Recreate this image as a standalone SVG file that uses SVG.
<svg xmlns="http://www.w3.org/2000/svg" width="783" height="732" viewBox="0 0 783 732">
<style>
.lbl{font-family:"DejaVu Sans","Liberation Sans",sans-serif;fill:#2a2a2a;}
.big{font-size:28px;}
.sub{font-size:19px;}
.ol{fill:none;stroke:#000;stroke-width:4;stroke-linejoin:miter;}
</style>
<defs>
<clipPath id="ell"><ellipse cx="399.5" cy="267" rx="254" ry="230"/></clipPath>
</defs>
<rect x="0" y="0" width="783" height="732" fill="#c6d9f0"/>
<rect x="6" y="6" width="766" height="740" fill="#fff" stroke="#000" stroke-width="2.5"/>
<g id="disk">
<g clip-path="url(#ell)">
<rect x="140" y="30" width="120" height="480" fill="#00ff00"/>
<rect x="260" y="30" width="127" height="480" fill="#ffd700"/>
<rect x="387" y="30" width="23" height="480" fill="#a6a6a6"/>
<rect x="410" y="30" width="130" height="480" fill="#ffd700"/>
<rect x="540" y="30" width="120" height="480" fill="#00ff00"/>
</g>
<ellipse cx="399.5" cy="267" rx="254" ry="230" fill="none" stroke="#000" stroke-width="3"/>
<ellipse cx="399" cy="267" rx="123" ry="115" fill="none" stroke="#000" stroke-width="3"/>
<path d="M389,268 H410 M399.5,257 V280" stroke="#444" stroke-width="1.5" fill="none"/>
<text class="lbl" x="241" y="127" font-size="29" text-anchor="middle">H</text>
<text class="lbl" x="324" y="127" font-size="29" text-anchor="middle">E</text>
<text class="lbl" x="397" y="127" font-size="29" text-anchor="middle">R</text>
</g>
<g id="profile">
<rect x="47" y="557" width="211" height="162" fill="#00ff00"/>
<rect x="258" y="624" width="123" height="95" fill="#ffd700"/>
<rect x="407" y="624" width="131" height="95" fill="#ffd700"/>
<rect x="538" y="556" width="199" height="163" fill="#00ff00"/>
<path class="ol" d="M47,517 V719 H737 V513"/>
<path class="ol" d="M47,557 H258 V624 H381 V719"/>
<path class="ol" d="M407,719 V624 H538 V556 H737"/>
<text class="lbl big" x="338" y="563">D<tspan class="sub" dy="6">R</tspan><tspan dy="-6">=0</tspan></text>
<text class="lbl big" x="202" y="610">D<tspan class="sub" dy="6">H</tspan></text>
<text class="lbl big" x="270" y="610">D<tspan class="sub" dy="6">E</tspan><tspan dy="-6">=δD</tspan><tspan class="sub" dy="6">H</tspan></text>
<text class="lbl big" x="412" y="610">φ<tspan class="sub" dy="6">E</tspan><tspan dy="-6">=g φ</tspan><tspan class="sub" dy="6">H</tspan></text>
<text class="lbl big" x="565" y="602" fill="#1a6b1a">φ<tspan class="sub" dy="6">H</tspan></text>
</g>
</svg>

==

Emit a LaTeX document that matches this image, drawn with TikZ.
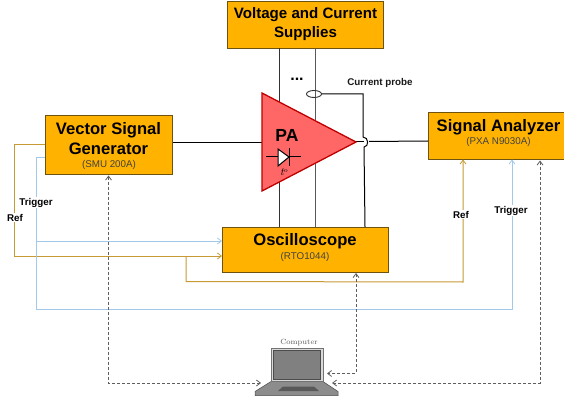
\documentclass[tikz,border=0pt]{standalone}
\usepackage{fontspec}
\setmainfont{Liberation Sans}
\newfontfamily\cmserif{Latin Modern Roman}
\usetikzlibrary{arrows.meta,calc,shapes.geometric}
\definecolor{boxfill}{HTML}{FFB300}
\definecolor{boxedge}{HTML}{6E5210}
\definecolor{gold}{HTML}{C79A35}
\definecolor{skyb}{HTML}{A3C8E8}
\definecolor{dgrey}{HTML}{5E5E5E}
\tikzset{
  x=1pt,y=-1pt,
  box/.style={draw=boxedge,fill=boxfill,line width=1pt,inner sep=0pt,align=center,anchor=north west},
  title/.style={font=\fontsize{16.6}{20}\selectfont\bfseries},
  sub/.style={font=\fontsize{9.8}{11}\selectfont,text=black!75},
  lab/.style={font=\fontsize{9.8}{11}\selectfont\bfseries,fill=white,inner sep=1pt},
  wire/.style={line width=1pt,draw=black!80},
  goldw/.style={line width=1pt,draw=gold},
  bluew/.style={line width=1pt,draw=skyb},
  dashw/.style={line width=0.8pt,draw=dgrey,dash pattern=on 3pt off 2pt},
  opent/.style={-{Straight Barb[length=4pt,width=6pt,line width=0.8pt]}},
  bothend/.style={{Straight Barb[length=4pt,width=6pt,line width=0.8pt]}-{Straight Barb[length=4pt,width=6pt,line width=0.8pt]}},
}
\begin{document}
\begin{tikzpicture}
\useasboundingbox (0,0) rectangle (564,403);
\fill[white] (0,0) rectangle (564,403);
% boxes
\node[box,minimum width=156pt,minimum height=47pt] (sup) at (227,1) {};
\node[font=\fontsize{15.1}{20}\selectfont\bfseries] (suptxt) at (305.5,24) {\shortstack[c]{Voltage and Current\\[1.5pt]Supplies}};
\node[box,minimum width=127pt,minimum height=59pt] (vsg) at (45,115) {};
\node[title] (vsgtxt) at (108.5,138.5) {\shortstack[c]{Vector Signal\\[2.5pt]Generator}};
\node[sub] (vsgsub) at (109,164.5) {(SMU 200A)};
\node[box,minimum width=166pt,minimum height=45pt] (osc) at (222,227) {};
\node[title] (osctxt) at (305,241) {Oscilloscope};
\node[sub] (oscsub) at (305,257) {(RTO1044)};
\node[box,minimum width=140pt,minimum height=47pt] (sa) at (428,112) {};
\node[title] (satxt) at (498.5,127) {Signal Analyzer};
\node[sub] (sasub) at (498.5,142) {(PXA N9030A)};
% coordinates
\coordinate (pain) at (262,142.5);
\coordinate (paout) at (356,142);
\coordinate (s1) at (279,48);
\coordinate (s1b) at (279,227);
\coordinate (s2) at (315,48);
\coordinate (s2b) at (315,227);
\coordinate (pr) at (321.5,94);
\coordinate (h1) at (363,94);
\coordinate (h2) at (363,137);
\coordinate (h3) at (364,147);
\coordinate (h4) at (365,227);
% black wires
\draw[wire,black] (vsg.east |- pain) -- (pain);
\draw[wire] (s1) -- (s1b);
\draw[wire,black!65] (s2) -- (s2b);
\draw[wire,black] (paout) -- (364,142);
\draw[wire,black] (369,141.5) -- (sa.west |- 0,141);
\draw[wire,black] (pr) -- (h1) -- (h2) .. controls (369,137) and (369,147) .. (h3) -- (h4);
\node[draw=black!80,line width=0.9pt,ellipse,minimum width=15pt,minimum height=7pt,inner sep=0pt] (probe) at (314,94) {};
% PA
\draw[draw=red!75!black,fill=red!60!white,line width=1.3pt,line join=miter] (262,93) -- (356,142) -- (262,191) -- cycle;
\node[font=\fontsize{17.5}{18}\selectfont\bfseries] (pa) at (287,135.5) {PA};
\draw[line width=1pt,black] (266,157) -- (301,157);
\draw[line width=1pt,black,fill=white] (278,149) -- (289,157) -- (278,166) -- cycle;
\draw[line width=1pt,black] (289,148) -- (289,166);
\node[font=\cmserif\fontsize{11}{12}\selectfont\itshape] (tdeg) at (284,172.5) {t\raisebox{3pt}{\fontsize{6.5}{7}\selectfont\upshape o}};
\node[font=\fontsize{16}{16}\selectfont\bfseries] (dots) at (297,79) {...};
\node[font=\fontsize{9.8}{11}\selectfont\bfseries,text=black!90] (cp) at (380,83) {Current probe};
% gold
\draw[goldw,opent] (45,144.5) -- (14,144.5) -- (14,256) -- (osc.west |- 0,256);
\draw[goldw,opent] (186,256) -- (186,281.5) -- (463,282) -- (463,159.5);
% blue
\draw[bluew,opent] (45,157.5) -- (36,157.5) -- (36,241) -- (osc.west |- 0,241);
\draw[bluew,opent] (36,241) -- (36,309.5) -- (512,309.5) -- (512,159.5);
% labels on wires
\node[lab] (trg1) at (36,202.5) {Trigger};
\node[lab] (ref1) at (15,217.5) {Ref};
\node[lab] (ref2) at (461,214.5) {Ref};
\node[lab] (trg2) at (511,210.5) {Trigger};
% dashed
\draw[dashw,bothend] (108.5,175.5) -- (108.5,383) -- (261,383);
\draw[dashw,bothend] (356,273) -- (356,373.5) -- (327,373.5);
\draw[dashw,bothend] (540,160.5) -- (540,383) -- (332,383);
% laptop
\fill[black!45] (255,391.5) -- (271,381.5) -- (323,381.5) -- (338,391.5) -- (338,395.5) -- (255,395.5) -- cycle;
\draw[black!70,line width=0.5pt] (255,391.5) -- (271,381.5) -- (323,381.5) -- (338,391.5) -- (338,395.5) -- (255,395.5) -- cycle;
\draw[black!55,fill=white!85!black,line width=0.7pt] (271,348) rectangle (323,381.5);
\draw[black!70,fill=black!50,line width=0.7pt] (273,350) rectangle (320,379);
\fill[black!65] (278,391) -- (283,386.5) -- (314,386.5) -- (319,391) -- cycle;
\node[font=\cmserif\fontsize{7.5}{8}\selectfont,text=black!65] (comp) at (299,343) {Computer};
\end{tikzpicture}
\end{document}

_Your task_
List each line of the records that holds the string "image".

_Solution to the problem_
Recreate this image as a standalone SVG file that uses SVG.
Emit a LaTeX document that matches this image, drawn with TikZ.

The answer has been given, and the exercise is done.